This project aims to stress everything we considered valuable from the typological housing tradition of the Barcelona’s Eixample. Thus, the type plants are formalized following the distribution of equal (or almost equal) rooms that traditionally characterized the housing blocks of the late s. XIX in the area. A characteristic that has allowed the apartments to modify the way they have been used over the decades without substantial architectonical changes. A seemingly rigid system has allowed nevertheless to change their use in the course of time.
Departing from this typological condition, the building has been designed as a system of 110 rooms which can be used as desired. Each apartment could be potentially expanded or reduced, adding or subtracting rooms, in order to answer to future needs of its inhabitants. With that flexibility in mind, rooms are similar in size eliminating any type of spatial hierarchy and program predetermination.
Each floor contains 20 rooms, and initially, each floor is divided as a set of 4 apartments of 5 rooms each where rooms are connected among them, so no corridor is needed. A kitchenette is placed in the middle acting as the centre, while the other rooms can be used as bedrooms, living rooms, etc. This flexibility is able due to the position of bathrooms, where all installations are placed as points for supply.

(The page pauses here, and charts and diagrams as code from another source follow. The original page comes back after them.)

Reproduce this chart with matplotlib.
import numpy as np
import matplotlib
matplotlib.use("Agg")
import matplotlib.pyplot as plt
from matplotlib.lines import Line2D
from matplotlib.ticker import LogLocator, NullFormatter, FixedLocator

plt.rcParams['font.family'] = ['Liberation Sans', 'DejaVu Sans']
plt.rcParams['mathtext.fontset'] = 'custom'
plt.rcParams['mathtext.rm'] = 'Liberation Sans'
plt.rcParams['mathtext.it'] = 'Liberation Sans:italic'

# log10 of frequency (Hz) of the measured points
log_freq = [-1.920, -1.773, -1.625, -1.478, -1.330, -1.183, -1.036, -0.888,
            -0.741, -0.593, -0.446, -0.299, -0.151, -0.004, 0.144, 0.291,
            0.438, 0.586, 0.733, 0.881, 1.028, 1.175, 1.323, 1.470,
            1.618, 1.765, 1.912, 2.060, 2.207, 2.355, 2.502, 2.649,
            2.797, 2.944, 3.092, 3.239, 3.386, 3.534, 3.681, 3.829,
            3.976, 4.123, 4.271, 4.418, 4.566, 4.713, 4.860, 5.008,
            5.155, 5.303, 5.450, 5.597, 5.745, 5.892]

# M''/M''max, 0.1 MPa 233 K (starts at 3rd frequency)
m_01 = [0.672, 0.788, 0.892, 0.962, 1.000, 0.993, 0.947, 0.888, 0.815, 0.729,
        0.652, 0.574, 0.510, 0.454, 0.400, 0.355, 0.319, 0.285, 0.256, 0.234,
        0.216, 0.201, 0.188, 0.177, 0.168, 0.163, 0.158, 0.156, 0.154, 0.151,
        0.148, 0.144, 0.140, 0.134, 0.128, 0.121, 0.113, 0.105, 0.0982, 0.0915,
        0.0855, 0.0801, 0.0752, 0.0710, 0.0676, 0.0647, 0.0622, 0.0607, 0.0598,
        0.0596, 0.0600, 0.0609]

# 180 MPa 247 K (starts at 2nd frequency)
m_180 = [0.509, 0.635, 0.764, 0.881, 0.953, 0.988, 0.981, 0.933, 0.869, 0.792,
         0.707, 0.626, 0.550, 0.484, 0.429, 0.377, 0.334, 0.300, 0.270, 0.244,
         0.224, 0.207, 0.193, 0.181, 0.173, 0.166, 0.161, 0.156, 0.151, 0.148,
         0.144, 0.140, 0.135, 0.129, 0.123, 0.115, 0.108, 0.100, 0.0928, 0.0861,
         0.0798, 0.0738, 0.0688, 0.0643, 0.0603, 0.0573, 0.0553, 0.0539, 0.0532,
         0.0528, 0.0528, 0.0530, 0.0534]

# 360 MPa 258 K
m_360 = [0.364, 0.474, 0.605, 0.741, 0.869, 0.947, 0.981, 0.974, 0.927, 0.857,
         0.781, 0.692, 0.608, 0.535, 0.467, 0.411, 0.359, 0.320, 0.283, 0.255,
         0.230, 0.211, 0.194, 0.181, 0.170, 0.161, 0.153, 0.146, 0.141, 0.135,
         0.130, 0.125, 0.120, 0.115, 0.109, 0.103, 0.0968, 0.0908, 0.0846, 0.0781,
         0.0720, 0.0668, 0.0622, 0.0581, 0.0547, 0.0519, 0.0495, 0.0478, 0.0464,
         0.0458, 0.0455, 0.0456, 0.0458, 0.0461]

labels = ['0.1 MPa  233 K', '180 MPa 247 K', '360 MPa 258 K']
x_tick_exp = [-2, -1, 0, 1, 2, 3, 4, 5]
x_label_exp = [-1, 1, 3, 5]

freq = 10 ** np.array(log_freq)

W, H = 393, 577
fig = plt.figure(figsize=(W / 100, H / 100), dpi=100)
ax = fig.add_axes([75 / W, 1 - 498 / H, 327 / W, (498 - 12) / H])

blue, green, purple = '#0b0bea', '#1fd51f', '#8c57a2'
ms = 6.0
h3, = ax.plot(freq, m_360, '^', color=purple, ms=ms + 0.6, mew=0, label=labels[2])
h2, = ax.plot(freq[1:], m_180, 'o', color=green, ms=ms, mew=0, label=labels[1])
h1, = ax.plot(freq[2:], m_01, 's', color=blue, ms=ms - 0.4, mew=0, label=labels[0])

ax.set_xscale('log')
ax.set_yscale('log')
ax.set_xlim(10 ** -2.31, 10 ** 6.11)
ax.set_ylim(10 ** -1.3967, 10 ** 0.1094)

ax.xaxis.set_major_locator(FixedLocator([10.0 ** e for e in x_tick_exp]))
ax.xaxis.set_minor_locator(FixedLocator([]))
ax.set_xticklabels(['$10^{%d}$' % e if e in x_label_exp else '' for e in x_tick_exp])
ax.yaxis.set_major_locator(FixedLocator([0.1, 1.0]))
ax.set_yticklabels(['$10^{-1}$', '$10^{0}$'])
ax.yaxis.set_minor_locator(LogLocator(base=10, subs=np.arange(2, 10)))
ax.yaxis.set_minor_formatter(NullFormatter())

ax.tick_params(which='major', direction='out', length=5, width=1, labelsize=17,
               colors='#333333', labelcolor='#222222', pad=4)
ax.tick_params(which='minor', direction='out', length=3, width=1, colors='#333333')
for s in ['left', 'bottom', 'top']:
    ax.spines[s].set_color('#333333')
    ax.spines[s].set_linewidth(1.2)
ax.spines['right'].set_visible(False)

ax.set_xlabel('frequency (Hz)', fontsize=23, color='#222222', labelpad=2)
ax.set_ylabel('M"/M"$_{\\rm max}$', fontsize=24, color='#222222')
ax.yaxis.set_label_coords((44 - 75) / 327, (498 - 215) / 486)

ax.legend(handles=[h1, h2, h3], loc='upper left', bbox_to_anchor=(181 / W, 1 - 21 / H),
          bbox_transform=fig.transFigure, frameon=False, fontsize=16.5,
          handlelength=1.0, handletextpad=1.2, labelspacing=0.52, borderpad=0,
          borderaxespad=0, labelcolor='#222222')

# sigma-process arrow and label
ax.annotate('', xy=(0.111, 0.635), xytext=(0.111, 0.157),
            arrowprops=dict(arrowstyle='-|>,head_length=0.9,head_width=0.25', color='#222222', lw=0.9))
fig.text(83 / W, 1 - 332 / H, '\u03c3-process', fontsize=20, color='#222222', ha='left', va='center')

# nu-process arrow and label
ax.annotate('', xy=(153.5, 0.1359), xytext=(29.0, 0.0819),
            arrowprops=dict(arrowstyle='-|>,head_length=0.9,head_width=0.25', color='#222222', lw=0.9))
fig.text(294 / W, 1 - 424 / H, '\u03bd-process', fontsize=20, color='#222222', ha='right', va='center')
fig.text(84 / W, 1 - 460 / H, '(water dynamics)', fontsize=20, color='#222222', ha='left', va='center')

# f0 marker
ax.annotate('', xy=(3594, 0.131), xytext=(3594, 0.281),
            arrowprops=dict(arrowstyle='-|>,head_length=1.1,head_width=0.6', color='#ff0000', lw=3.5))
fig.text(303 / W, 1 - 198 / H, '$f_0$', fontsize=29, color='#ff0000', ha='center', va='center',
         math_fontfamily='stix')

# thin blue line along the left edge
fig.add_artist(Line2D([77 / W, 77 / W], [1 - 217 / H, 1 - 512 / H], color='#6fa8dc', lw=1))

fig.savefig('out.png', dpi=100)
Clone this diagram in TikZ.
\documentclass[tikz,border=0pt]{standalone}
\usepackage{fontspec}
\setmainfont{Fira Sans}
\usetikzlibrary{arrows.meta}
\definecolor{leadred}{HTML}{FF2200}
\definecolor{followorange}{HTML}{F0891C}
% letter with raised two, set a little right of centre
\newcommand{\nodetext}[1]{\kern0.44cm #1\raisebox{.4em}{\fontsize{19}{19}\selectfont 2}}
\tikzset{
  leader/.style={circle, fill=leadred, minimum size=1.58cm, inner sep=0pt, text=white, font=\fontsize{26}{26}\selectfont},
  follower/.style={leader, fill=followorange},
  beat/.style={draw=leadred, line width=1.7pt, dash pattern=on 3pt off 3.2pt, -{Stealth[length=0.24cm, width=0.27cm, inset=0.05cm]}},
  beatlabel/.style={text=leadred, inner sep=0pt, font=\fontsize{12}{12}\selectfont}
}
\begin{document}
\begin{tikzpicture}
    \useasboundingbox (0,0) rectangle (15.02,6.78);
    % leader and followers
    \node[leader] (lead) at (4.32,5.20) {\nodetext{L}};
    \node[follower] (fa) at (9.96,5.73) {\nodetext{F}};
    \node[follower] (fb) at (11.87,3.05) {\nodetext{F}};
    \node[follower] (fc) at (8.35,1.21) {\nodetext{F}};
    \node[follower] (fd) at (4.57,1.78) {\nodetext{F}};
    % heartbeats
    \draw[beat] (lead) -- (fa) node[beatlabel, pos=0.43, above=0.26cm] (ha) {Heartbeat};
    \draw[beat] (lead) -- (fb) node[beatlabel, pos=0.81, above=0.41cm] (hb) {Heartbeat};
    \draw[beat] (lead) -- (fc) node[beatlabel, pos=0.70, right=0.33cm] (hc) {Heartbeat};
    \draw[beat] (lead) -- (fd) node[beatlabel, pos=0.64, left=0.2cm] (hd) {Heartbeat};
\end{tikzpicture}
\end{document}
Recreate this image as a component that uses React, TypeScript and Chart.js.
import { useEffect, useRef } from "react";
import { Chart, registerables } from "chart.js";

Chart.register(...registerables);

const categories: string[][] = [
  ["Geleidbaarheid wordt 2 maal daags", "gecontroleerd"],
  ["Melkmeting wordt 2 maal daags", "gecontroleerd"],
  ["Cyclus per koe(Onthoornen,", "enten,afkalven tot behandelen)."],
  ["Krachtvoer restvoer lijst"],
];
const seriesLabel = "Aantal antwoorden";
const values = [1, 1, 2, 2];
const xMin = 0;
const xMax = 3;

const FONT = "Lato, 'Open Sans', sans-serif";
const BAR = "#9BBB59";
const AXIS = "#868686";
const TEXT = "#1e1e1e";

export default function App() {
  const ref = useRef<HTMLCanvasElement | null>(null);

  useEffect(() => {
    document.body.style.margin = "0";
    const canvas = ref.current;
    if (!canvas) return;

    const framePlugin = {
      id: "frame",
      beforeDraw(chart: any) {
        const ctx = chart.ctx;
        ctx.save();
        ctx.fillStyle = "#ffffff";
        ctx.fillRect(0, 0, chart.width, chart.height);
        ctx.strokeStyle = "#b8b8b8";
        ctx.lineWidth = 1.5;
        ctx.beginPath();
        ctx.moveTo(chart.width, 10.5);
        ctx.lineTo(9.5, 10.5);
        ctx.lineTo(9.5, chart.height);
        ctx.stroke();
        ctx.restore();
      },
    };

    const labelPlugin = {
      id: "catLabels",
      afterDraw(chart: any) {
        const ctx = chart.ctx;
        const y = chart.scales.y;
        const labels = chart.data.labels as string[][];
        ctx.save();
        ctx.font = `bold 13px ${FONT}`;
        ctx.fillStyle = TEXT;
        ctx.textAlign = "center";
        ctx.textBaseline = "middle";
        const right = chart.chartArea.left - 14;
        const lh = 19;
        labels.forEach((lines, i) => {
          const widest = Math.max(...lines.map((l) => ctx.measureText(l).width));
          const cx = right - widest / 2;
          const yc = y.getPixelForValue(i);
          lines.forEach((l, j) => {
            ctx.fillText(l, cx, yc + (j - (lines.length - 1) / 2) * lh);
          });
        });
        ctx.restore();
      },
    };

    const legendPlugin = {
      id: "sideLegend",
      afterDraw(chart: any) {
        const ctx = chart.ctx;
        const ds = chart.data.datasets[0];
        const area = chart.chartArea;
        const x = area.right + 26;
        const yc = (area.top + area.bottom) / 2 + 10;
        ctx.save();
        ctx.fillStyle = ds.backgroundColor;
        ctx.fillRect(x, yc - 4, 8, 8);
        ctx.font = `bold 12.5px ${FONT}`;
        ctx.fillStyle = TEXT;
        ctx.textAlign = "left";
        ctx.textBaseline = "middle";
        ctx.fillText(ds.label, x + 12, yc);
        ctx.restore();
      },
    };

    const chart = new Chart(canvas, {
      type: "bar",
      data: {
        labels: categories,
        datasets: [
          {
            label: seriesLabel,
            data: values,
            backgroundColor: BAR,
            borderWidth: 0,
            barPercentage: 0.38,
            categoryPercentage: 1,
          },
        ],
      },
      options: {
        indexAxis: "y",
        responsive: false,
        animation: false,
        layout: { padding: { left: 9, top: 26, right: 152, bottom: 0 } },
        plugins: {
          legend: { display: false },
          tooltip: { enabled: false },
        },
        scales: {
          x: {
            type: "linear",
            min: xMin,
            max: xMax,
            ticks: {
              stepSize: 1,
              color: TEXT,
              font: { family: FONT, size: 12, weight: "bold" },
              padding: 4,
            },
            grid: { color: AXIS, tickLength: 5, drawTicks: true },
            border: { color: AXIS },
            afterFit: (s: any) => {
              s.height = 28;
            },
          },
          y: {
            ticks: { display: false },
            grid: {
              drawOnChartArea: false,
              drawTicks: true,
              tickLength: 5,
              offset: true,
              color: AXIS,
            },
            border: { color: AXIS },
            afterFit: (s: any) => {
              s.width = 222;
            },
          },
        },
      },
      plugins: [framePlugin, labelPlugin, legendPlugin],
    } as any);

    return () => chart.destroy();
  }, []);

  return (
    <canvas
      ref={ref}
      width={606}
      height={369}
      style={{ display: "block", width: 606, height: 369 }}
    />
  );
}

The ground floor recovers the popular language of old Eixample's halls, where, through furniture and large habitable objects, the space was arranged to house different uses. Here, these furniture pieces are transformed into marble volumes in the middle of a large open space {where it literally rains allowing to understand the hall as an extension of the street).
Something similar happens with the façade, where the traditional archetypal composition has simply been replicated to consolidate the pre-existent: ve1tical openings, balconies and wood shutters. Zero invention, pure reproduction. The façade finishing is done with traditional lime stucco, which, as often happened, represents through its pattern the memory of its old inhabitants.